[Start of Exercise data]

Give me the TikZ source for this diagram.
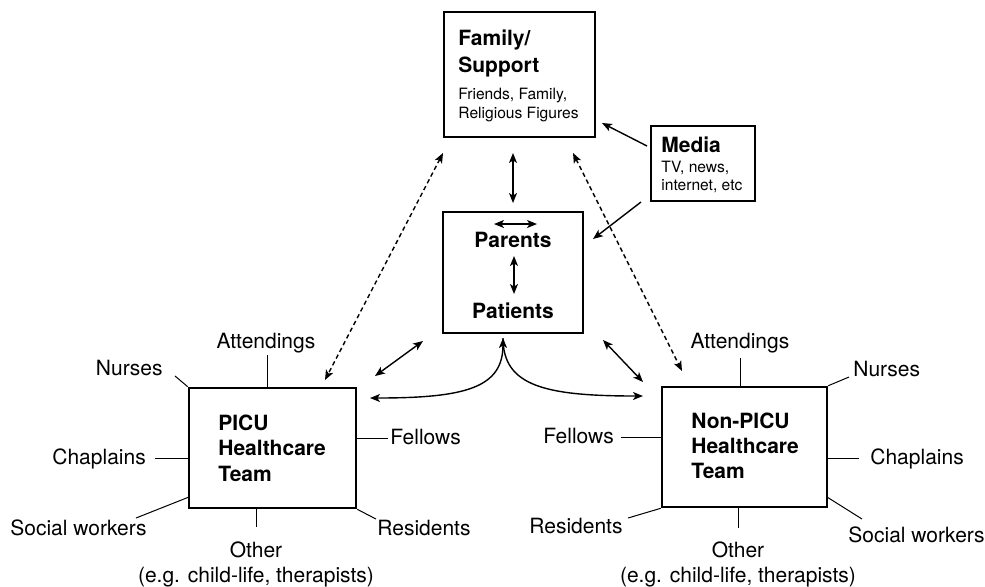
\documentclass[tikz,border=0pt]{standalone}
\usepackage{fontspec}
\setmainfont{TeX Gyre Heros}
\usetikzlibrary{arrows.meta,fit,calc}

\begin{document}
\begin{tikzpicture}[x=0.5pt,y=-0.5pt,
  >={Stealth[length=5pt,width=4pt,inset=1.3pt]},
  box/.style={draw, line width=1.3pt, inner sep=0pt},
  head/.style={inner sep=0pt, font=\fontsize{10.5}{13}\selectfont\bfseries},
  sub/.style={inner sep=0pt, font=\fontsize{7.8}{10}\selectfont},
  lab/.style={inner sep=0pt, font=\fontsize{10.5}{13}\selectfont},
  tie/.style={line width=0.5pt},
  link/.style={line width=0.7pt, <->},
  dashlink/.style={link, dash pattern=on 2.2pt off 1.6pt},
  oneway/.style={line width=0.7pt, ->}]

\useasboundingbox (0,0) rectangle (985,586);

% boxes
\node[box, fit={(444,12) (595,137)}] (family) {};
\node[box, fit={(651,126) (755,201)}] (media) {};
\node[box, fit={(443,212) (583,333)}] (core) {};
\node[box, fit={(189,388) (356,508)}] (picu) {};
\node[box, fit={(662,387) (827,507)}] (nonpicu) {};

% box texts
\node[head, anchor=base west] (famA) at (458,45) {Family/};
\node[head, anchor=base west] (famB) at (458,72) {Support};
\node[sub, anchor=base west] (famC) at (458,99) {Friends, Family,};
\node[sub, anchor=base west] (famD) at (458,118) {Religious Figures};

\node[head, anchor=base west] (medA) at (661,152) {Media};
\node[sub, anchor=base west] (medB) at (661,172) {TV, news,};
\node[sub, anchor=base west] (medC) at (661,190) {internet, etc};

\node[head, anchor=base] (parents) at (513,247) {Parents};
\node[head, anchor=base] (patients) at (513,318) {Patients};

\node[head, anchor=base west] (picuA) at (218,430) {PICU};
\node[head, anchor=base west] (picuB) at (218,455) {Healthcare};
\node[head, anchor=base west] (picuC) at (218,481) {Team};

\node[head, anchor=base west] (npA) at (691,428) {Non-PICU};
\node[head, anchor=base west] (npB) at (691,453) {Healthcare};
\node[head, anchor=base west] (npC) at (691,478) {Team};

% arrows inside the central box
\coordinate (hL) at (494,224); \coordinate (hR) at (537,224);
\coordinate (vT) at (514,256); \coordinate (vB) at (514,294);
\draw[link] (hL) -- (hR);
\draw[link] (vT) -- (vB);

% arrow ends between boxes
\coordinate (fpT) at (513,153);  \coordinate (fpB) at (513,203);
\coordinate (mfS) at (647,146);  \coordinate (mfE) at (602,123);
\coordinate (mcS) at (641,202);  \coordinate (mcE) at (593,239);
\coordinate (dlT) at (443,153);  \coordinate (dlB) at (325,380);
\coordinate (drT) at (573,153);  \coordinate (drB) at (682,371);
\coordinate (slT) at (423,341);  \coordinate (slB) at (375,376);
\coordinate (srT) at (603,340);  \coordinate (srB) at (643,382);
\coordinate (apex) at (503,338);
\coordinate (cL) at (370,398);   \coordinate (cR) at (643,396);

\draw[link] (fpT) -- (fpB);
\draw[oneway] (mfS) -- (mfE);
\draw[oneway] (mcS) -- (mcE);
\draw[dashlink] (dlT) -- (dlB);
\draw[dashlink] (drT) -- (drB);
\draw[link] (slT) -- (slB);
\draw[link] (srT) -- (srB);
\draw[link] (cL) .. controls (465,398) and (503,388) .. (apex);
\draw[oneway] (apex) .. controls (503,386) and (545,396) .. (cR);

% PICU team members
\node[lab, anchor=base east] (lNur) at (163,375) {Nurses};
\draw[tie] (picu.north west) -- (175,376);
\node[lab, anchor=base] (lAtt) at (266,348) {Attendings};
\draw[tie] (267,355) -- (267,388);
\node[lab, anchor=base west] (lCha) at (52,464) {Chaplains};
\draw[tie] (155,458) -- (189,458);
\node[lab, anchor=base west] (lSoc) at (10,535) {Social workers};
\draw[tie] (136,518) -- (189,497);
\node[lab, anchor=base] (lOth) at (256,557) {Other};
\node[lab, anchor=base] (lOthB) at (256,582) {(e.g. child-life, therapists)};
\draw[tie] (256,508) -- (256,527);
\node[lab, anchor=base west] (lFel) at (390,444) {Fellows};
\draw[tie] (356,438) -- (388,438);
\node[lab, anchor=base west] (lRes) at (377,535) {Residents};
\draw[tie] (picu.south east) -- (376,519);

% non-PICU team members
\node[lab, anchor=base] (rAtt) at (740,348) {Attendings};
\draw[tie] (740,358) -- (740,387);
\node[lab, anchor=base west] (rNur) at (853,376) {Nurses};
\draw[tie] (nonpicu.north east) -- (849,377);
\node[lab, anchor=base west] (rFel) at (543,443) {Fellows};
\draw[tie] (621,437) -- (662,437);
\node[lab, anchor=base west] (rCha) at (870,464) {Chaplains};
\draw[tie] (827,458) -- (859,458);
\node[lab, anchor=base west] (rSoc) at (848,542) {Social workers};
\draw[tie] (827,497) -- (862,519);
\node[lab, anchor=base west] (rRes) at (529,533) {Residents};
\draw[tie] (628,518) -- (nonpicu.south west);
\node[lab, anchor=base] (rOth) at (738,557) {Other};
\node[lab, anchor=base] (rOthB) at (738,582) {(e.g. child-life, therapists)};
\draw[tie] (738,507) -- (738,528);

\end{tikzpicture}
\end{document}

[End of Exercise data]
[Start of Exercise data]

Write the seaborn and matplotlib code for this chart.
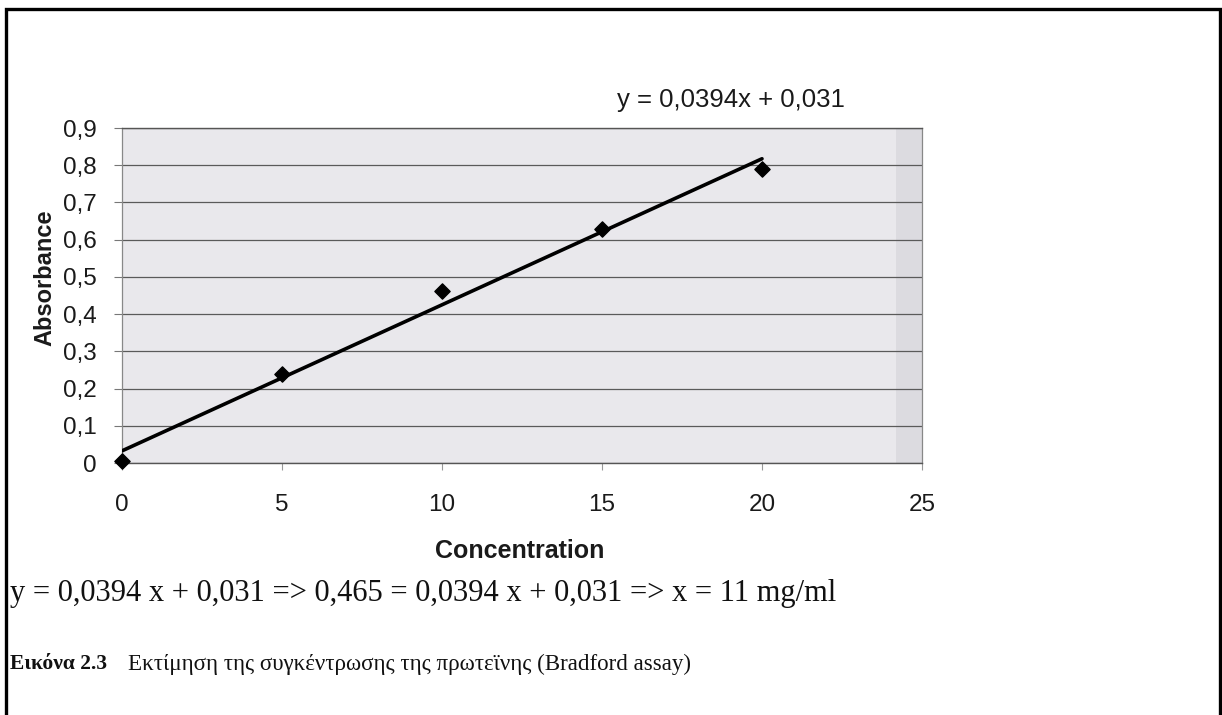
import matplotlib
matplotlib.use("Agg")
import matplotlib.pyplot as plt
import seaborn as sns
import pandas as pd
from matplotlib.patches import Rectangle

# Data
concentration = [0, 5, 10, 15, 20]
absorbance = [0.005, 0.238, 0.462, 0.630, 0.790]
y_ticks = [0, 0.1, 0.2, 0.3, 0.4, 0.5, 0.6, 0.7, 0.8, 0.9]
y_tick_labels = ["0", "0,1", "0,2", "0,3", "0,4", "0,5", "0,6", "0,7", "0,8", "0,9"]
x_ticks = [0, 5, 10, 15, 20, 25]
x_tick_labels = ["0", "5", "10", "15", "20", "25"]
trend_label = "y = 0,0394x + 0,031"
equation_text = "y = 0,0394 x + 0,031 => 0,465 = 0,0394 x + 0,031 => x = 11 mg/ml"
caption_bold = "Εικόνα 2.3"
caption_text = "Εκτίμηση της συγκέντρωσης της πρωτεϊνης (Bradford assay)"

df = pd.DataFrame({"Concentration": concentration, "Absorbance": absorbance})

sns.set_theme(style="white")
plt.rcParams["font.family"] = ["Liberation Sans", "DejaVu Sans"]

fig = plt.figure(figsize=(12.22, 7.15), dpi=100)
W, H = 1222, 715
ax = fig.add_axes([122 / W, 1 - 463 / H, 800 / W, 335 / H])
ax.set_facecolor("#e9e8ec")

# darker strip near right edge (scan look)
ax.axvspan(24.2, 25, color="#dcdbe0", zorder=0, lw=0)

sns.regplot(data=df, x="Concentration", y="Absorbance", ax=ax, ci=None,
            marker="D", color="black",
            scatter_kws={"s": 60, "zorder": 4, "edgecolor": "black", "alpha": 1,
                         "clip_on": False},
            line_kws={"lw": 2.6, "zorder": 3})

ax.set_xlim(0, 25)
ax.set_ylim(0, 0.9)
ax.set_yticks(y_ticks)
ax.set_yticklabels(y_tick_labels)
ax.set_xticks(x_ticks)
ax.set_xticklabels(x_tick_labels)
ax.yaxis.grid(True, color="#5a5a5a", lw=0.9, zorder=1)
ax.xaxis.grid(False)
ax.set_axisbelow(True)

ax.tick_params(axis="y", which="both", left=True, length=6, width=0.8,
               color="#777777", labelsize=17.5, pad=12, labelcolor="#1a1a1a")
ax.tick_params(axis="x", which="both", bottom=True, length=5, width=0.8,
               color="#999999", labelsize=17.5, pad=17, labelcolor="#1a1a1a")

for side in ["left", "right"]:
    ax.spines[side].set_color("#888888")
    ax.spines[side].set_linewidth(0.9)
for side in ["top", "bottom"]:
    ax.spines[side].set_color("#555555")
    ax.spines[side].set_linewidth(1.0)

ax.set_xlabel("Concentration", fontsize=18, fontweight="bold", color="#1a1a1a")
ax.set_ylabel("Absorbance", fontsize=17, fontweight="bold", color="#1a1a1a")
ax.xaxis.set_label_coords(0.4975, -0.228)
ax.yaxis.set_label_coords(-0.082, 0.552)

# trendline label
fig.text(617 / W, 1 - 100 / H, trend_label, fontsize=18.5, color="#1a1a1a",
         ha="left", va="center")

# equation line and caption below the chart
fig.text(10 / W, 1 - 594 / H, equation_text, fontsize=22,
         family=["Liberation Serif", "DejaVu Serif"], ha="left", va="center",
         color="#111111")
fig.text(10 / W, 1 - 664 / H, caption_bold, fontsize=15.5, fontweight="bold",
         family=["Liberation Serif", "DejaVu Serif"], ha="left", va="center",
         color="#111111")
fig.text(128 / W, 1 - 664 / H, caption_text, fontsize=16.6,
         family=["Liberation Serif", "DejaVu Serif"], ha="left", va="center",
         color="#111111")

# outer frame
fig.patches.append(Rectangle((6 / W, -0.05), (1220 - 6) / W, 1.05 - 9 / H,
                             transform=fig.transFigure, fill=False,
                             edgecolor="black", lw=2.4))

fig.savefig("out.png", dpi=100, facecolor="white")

[End of Exercise data]

**Do this**
Copy the listing above exactly, but only from the line with "Write the seaborn" through the line with "from matplotlib.patches import Rectangle", including those two lines and excluding any picture.

**Task answer**
Write the seaborn and matplotlib code for this chart.
import matplotlib
matplotlib.use("Agg")
import matplotlib.pyplot as plt
import seaborn as sns
import pandas as pd
from matplotlib.patches import Rectangle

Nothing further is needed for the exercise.